> Stored data:
****************
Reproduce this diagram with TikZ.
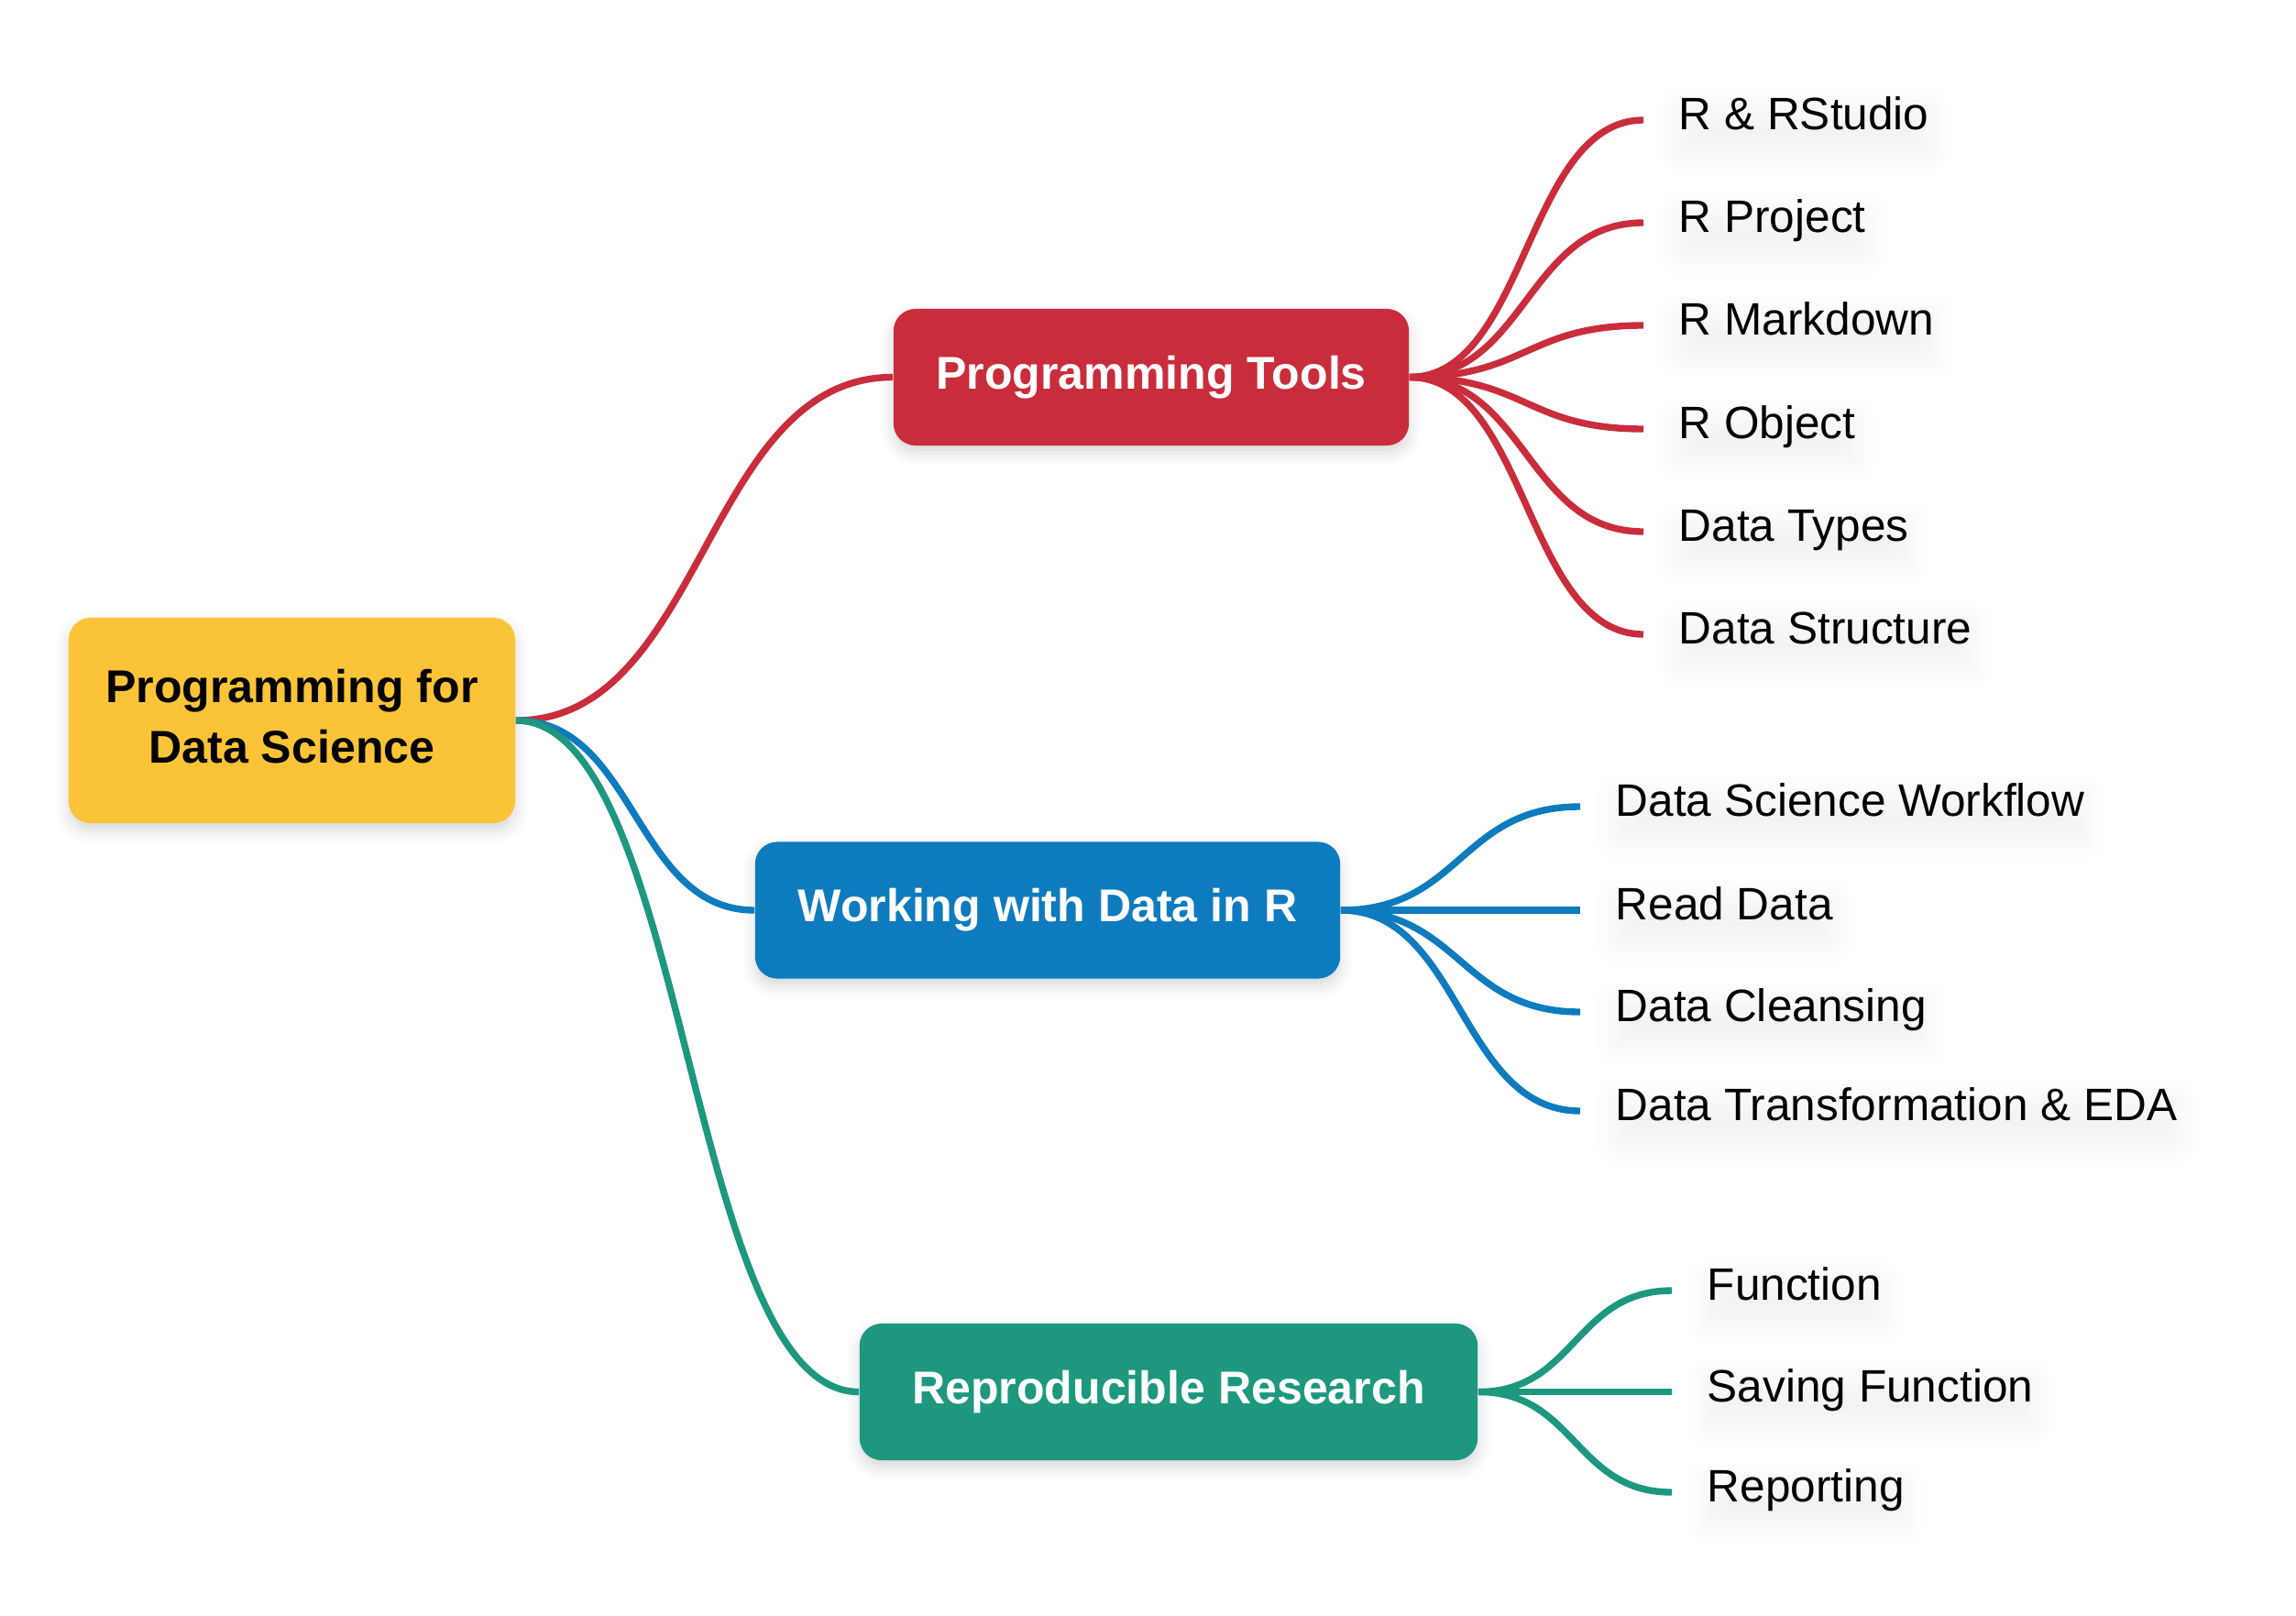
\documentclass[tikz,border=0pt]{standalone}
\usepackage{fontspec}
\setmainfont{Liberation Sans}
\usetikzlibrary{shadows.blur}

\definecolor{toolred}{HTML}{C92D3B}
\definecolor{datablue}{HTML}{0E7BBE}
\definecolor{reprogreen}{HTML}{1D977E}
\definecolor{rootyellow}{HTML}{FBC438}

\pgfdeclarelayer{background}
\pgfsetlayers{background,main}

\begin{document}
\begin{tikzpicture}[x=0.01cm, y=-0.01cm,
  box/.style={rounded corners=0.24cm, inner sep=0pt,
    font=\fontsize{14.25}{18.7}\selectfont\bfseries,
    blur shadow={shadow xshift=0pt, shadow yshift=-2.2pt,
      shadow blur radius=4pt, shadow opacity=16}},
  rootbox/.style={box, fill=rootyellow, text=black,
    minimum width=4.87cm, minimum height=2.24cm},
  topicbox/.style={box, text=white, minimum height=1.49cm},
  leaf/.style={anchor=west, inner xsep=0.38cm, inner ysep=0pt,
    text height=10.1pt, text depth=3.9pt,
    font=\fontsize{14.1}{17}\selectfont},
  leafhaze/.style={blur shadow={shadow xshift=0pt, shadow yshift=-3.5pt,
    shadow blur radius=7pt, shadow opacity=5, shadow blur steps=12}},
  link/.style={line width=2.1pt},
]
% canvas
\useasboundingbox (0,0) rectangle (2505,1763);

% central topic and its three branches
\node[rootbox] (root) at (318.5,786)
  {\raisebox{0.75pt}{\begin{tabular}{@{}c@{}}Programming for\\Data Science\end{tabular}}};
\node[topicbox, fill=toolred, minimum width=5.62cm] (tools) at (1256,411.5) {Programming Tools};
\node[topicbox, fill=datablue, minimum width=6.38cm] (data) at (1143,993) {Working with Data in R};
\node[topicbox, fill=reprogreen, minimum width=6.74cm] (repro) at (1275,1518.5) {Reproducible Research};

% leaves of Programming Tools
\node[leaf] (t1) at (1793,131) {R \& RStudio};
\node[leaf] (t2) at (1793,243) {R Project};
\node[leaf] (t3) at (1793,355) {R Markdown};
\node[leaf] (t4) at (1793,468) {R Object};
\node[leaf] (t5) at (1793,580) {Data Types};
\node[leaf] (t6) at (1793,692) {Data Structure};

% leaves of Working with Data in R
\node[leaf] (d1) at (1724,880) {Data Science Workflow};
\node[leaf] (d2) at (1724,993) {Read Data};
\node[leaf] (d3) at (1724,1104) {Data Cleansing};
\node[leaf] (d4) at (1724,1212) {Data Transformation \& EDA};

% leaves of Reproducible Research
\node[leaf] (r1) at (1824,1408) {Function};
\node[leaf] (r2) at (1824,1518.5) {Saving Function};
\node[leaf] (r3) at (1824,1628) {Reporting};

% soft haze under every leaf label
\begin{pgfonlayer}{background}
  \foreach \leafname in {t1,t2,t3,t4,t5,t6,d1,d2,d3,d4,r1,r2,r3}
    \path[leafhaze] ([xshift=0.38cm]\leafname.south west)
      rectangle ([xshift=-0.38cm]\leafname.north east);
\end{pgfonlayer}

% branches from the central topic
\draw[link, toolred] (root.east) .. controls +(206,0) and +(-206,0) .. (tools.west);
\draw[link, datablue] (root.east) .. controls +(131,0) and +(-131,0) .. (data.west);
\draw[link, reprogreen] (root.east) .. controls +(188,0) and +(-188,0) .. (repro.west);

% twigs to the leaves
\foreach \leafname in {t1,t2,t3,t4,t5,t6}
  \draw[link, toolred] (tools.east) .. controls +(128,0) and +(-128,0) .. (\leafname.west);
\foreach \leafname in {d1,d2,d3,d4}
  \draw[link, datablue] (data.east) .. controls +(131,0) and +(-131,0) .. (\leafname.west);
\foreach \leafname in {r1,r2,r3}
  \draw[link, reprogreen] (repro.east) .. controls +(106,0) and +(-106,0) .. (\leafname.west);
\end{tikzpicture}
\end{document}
****************
Omit the pictures and output all of the other material exactly.

> Exercise response:
Reproduce this diagram with TikZ.
\documentclass[tikz,border=0pt]{standalone}
\usepackage{fontspec}
\setmainfont{Liberation Sans}
\usetikzlibrary{shadows.blur}

\definecolor{toolred}{HTML}{C92D3B}
\definecolor{datablue}{HTML}{0E7BBE}
\definecolor{reprogreen}{HTML}{1D977E}
\definecolor{rootyellow}{HTML}{FBC438}

\pgfdeclarelayer{background}
\pgfsetlayers{background,main}

\begin{document}
\begin{tikzpicture}[x=0.01cm, y=-0.01cm,
  box/.style={rounded corners=0.24cm, inner sep=0pt,
    font=\fontsize{14.25}{18.7}\selectfont\bfseries,
    blur shadow={shadow xshift=0pt, shadow yshift=-2.2pt,
      shadow blur radius=4pt, shadow opacity=16}},
  rootbox/.style={box, fill=rootyellow, text=black,
    minimum width=4.87cm, minimum height=2.24cm},
  topicbox/.style={box, text=white, minimum height=1.49cm},
  leaf/.style={anchor=west, inner xsep=0.38cm, inner ysep=0pt,
    text height=10.1pt, text depth=3.9pt,
    font=\fontsize{14.1}{17}\selectfont},
  leafhaze/.style={blur shadow={shadow xshift=0pt, shadow yshift=-3.5pt,
    shadow blur radius=7pt, shadow opacity=5, shadow blur steps=12}},
  link/.style={line width=2.1pt},
]
% canvas
\useasboundingbox (0,0) rectangle (2505,1763);

% central topic and its three branches
\node[rootbox] (root) at (318.5,786)
  {\raisebox{0.75pt}{\begin{tabular}{@{}c@{}}Programming for\\Data Science\end{tabular}}};
\node[topicbox, fill=toolred, minimum width=5.62cm] (tools) at (1256,411.5) {Programming Tools};
\node[topicbox, fill=datablue, minimum width=6.38cm] (data) at (1143,993) {Working with Data in R};
\node[topicbox, fill=reprogreen, minimum width=6.74cm] (repro) at (1275,1518.5) {Reproducible Research};

% leaves of Programming Tools
\node[leaf] (t1) at (1793,131) {R \& RStudio};
\node[leaf] (t2) at (1793,243) {R Project};
\node[leaf] (t3) at (1793,355) {R Markdown};
\node[leaf] (t4) at (1793,468) {R Object};
\node[leaf] (t5) at (1793,580) {Data Types};
\node[leaf] (t6) at (1793,692) {Data Structure};

% leaves of Working with Data in R
\node[leaf] (d1) at (1724,880) {Data Science Workflow};
\node[leaf] (d2) at (1724,993) {Read Data};
\node[leaf] (d3) at (1724,1104) {Data Cleansing};
\node[leaf] (d4) at (1724,1212) {Data Transformation \& EDA};

% leaves of Reproducible Research
\node[leaf] (r1) at (1824,1408) {Function};
\node[leaf] (r2) at (1824,1518.5) {Saving Function};
\node[leaf] (r3) at (1824,1628) {Reporting};

% soft haze under every leaf label
\begin{pgfonlayer}{background}
  \foreach \leafname in {t1,t2,t3,t4,t5,t6,d1,d2,d3,d4,r1,r2,r3}
    \path[leafhaze] ([xshift=0.38cm]\leafname.south west)
      rectangle ([xshift=-0.38cm]\leafname.north east);
\end{pgfonlayer}

% branches from the central topic
\draw[link, toolred] (root.east) .. controls +(206,0) and +(-206,0) .. (tools.west);
\draw[link, datablue] (root.east) .. controls +(131,0) and +(-131,0) .. (data.west);
\draw[link, reprogreen] (root.east) .. controls +(188,0) and +(-188,0) .. (repro.west);

% twigs to the leaves
\foreach \leafname in {t1,t2,t3,t4,t5,t6}
  \draw[link, toolred] (tools.east) .. controls +(128,0) and +(-128,0) .. (\leafname.west);
\foreach \leafname in {d1,d2,d3,d4}
  \draw[link, datablue] (data.east) .. controls +(131,0) and +(-131,0) .. (\leafname.west);
\foreach \leafname in {r1,r2,r3}
  \draw[link, reprogreen] (repro.east) .. controls +(106,0) and +(-106,0) .. (\leafname.west);
\end{tikzpicture}
\end{document}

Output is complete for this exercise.